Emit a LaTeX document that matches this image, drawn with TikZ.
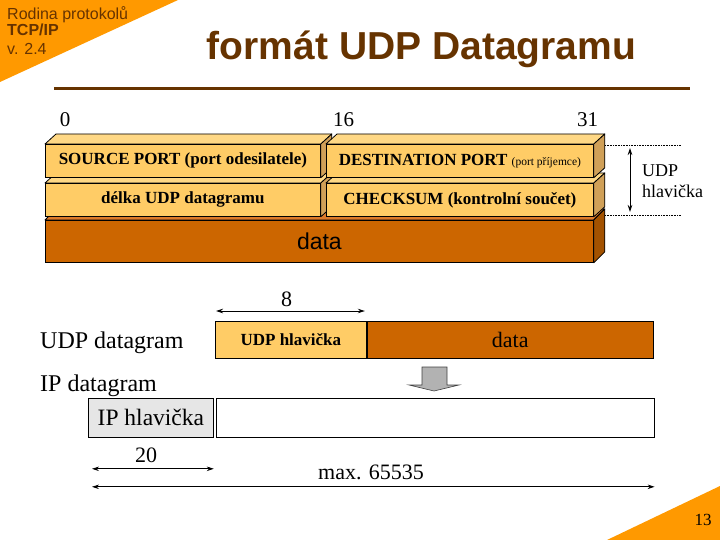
\documentclass[tikz,border=0pt]{standalone}
\usepackage{fontspec}
\setmainfont{Liberation Serif}
\setsansfont{Liberation Sans}
\usetikzlibrary{arrows.meta,calc}

\definecolor{orng}{HTML}{FF9900}
\definecolor{brwn}{HTML}{663300}
\definecolor{hdrfront}{HTML}{FFCC66}
\definecolor{hdrtop}{HTML}{FFD885}
\definecolor{hdrside}{HTML}{D0A058}
\definecolor{datafront}{HTML}{CC6600}
\definecolor{datatop}{HTML}{DD7A2A}
\definecolor{dataside}{HTML}{A35200}
\definecolor{iphdrc}{HTML}{E6E6E6}
\definecolor{arrgray}{HTML}{B2B2B2}
\newcommand{\fsz}[1]{\fontsize{#1}{#1}\selectfont}

\begin{document}
\begin{tikzpicture}[x=1pt,y=-1pt,
  face/.style={draw=black,line width=0.8pt,inner sep=0,anchor=north west},
  hdr/.style={face,fill=hdrfront,minimum height=33pt,font=\bfseries\fsz{17}},
  top/.style={draw=black,line width=0.8pt,line join=round},
  dim/.style={{Stealth[length=7pt,width=4.5pt]}-{Stealth[length=7pt,width=4.5pt]},line width=0.8pt},
  lbl/.style={anchor=base,font=\fsz{22}}]
\useasboundingbox (0,0) rectangle (720,540);

%% slide corners
\fill[orng] (0,0) -- (178,0) -- (0,82) -- cycle;
\fill[orng] (720,486) -- (720,540) -- (607,540) -- cycle;
\node[anchor=base west,font=\sffamily\fsz{16},text=brwn,inner sep=0] (fam) at (7,20) {Rodina protokolů};
\node[anchor=base west,font=\sffamily\bfseries\fsz{16},text=brwn,inner sep=0] (tcp) at (7,36) {TCP/IP};
\node[anchor=base west,font=\sffamily\fsz{16},text=brwn,inner sep=0] (ver) at (7,55) {v. 2.4};
\node[anchor=base,font=\fsz{17},inner sep=0] (page) at (703,525) {13};

%% title
\node[anchor=base,font=\sffamily\bfseries\fsz{39},text=brwn,inner sep=0] (title) at (421.5,60) {formát UDP Datagramu};
\draw[brwn,line width=3pt] (54,89) -- (690,89);

%% bit numbers
\foreach \v/\x in {0/65,16/343.5,31/587.5}
  \node[anchor=base,font=\fsz{21},inner sep=0] (bit\v) at (\x,127) {\v};

%% 3D boxes, bottom one first
\node[face,fill=datafront,minimum width=548pt,minimum height=42pt,font=\sffamily\fsz{23}] (data) at (45,220) {data};
\fill[datatop,top] (data.north west) -- ++(11,-11) -- ($(data.north east)+(11,-11)$) -- (data.north east) -- cycle;
\fill[dataside,top] (data.north east) -- ++(11,-11) -- ($(data.south east)+(11,-11)$) -- (data.south east) -- cycle;
\foreach \n/\x/\y/\w/\t in {len/45/183/275/{délka UDP datagramu},
    sum/326/183/267/{CHECKSUM (kontrolní součet)},
    src/45/144/275/{SOURCE PORT (port odesilatele)},
    dst/326/144/267/{DESTINATION PORT {\mdseries\fsz{11.5}(port příjemce)}}}{
  \node[hdr,minimum width=\w pt] (\n) at (\x,\y) {\t};
  \fill[hdrtop,top] (\n.north west) -- ++(11,-10) -- ($(\n.north east)+(11,-10)$) -- (\n.north east) -- cycle;
  \fill[hdrside,top] (\n.north east) -- ++(11,-10) -- ($(\n.south east)+(11,-10)$) -- (\n.south east) -- cycle;
}

%% header height mark
\coordinate (d1) at (605,145);
\coordinate (d2) at (681,145);
\coordinate (d3) at (605,215);
\coordinate (d4) at (681,215);
\draw[densely dotted,line width=0.6pt] (d1) -- (d2);
\draw[densely dotted,line width=0.6pt] (d3) -- (d4);
\coordinate (h1) at (630,148);
\coordinate (h2) at (630,212);
\draw[dim] (h1) -- (h2);
\node[anchor=base west,font=\fsz{18},inner sep=0] (udpa) at (642,177) {UDP};
\node[anchor=base west,font=\fsz{18},inner sep=0] (udpb) at (642,197) {hlavička};

%% UDP datagram
\node[anchor=base west,font=\fsz{24},inner sep=0] (udpl) at (40,348) {UDP datagram};
\node[face,fill=hdrfront,minimum width=151pt,minimum height=37pt,font=\bfseries\fsz{17}] (uhdr) at (215,321) {UDP hlavička};
\node[face,fill=datafront,minimum width=286pt,minimum height=37pt,font=\fsz{22}] (udata) at (uhdr.north east) {data};
\draw[dim] ($(uhdr.north west)+(1,-10)$) -- ($(uhdr.north east)+(-2,-10)$);
\node[lbl,inner sep=0] (eight) at (286.5,306) {8};

%% encapsulation
\draw[fill=arrgray,draw=black!75,line width=0.6pt] (422,367) -- (447,367) -- (447,385) -- (459,385) -- (434,391) -- (409,385) -- (422,385) -- cycle;

%% IP datagram
\node[anchor=base west,font=\fsz{24},inner sep=0] (ipl) at (40,391) {IP datagram};
\node[face,fill=iphdrc,minimum width=125pt,minimum height=39pt,font=\fsz{23.5}] (iphdr) at (88,398) {IP hlavička};
\node[face,fill=white,minimum width=438pt,minimum height=39pt] (ipdata) at ($(iphdr.north east)+(2,0)$) {};
\draw[dim] ($(iphdr.south west)+(4,31)$) -- ($(iphdr.south east)+(0,31)$);
\node[lbl,inner sep=0] (twenty) at (146,462) {20};
\draw[dim] ($(iphdr.south west)+(4,49)$) -- ($(ipdata.south east)+(0,49)$);
\node[lbl,inner sep=0] (maxl) at (371,479) {max. 65535};
\end{tikzpicture}
\end{document}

☆ ☆ ☆

WORK INSTRUCTIONS ->
Copy each line exactly, and leave the pictures out of your copy.

WORKED SOLUTION ->
Emit a LaTeX document that matches this image, drawn with TikZ.
\documentclass[tikz,border=0pt]{standalone}
\usepackage{fontspec}
\setmainfont{Liberation Serif}
\setsansfont{Liberation Sans}
\usetikzlibrary{arrows.meta,calc}

\definecolor{orng}{HTML}{FF9900}
\definecolor{brwn}{HTML}{663300}
\definecolor{hdrfront}{HTML}{FFCC66}
\definecolor{hdrtop}{HTML}{FFD885}
\definecolor{hdrside}{HTML}{D0A058}
\definecolor{datafront}{HTML}{CC6600}
\definecolor{datatop}{HTML}{DD7A2A}
\definecolor{dataside}{HTML}{A35200}
\definecolor{iphdrc}{HTML}{E6E6E6}
\definecolor{arrgray}{HTML}{B2B2B2}
\newcommand{\fsz}[1]{\fontsize{#1}{#1}\selectfont}

\begin{document}
\begin{tikzpicture}[x=1pt,y=-1pt,
  face/.style={draw=black,line width=0.8pt,inner sep=0,anchor=north west},
  hdr/.style={face,fill=hdrfront,minimum height=33pt,font=\bfseries\fsz{17}},
  top/.style={draw=black,line width=0.8pt,line join=round},
  dim/.style={{Stealth[length=7pt,width=4.5pt]}-{Stealth[length=7pt,width=4.5pt]},line width=0.8pt},
  lbl/.style={anchor=base,font=\fsz{22}}]
\useasboundingbox (0,0) rectangle (720,540);

%% slide corners
\fill[orng] (0,0) -- (178,0) -- (0,82) -- cycle;
\fill[orng] (720,486) -- (720,540) -- (607,540) -- cycle;
\node[anchor=base west,font=\sffamily\fsz{16},text=brwn,inner sep=0] (fam) at (7,20) {Rodina protokolů};
\node[anchor=base west,font=\sffamily\bfseries\fsz{16},text=brwn,inner sep=0] (tcp) at (7,36) {TCP/IP};
\node[anchor=base west,font=\sffamily\fsz{16},text=brwn,inner sep=0] (ver) at (7,55) {v. 2.4};
\node[anchor=base,font=\fsz{17},inner sep=0] (page) at (703,525) {13};

%% title
\node[anchor=base,font=\sffamily\bfseries\fsz{39},text=brwn,inner sep=0] (title) at (421.5,60) {formát UDP Datagramu};
\draw[brwn,line width=3pt] (54,89) -- (690,89);

%% bit numbers
\foreach \v/\x in {0/65,16/343.5,31/587.5}
  \node[anchor=base,font=\fsz{21},inner sep=0] (bit\v) at (\x,127) {\v};

%% 3D boxes, bottom one first
\node[face,fill=datafront,minimum width=548pt,minimum height=42pt,font=\sffamily\fsz{23}] (data) at (45,220) {data};
\fill[datatop,top] (data.north west) -- ++(11,-11) -- ($(data.north east)+(11,-11)$) -- (data.north east) -- cycle;
\fill[dataside,top] (data.north east) -- ++(11,-11) -- ($(data.south east)+(11,-11)$) -- (data.south east) -- cycle;
\foreach \n/\x/\y/\w/\t in {len/45/183/275/{délka UDP datagramu},
    sum/326/183/267/{CHECKSUM (kontrolní součet)},
    src/45/144/275/{SOURCE PORT (port odesilatele)},
    dst/326/144/267/{DESTINATION PORT {\mdseries\fsz{11.5}(port příjemce)}}}{
  \node[hdr,minimum width=\w pt] (\n) at (\x,\y) {\t};
  \fill[hdrtop,top] (\n.north west) -- ++(11,-10) -- ($(\n.north east)+(11,-10)$) -- (\n.north east) -- cycle;
  \fill[hdrside,top] (\n.north east) -- ++(11,-10) -- ($(\n.south east)+(11,-10)$) -- (\n.south east) -- cycle;
}

%% header height mark
\coordinate (d1) at (605,145);
\coordinate (d2) at (681,145);
\coordinate (d3) at (605,215);
\coordinate (d4) at (681,215);
\draw[densely dotted,line width=0.6pt] (d1) -- (d2);
\draw[densely dotted,line width=0.6pt] (d3) -- (d4);
\coordinate (h1) at (630,148);
\coordinate (h2) at (630,212);
\draw[dim] (h1) -- (h2);
\node[anchor=base west,font=\fsz{18},inner sep=0] (udpa) at (642,177) {UDP};
\node[anchor=base west,font=\fsz{18},inner sep=0] (udpb) at (642,197) {hlavička};

%% UDP datagram
\node[anchor=base west,font=\fsz{24},inner sep=0] (udpl) at (40,348) {UDP datagram};
\node[face,fill=hdrfront,minimum width=151pt,minimum height=37pt,font=\bfseries\fsz{17}] (uhdr) at (215,321) {UDP hlavička};
\node[face,fill=datafront,minimum width=286pt,minimum height=37pt,font=\fsz{22}] (udata) at (uhdr.north east) {data};
\draw[dim] ($(uhdr.north west)+(1,-10)$) -- ($(uhdr.north east)+(-2,-10)$);
\node[lbl,inner sep=0] (eight) at (286.5,306) {8};

%% encapsulation
\draw[fill=arrgray,draw=black!75,line width=0.6pt] (422,367) -- (447,367) -- (447,385) -- (459,385) -- (434,391) -- (409,385) -- (422,385) -- cycle;

%% IP datagram
\node[anchor=base west,font=\fsz{24},inner sep=0] (ipl) at (40,391) {IP datagram};
\node[face,fill=iphdrc,minimum width=125pt,minimum height=39pt,font=\fsz{23.5}] (iphdr) at (88,398) {IP hlavička};
\node[face,fill=white,minimum width=438pt,minimum height=39pt] (ipdata) at ($(iphdr.north east)+(2,0)$) {};
\draw[dim] ($(iphdr.south west)+(4,31)$) -- ($(iphdr.south east)+(0,31)$);
\node[lbl,inner sep=0] (twenty) at (146,462) {20};
\draw[dim] ($(iphdr.south west)+(4,49)$) -- ($(ipdata.south east)+(0,49)$);
\node[lbl,inner sep=0] (maxl) at (371,479) {max. 65535};
\end{tikzpicture}
\end{document}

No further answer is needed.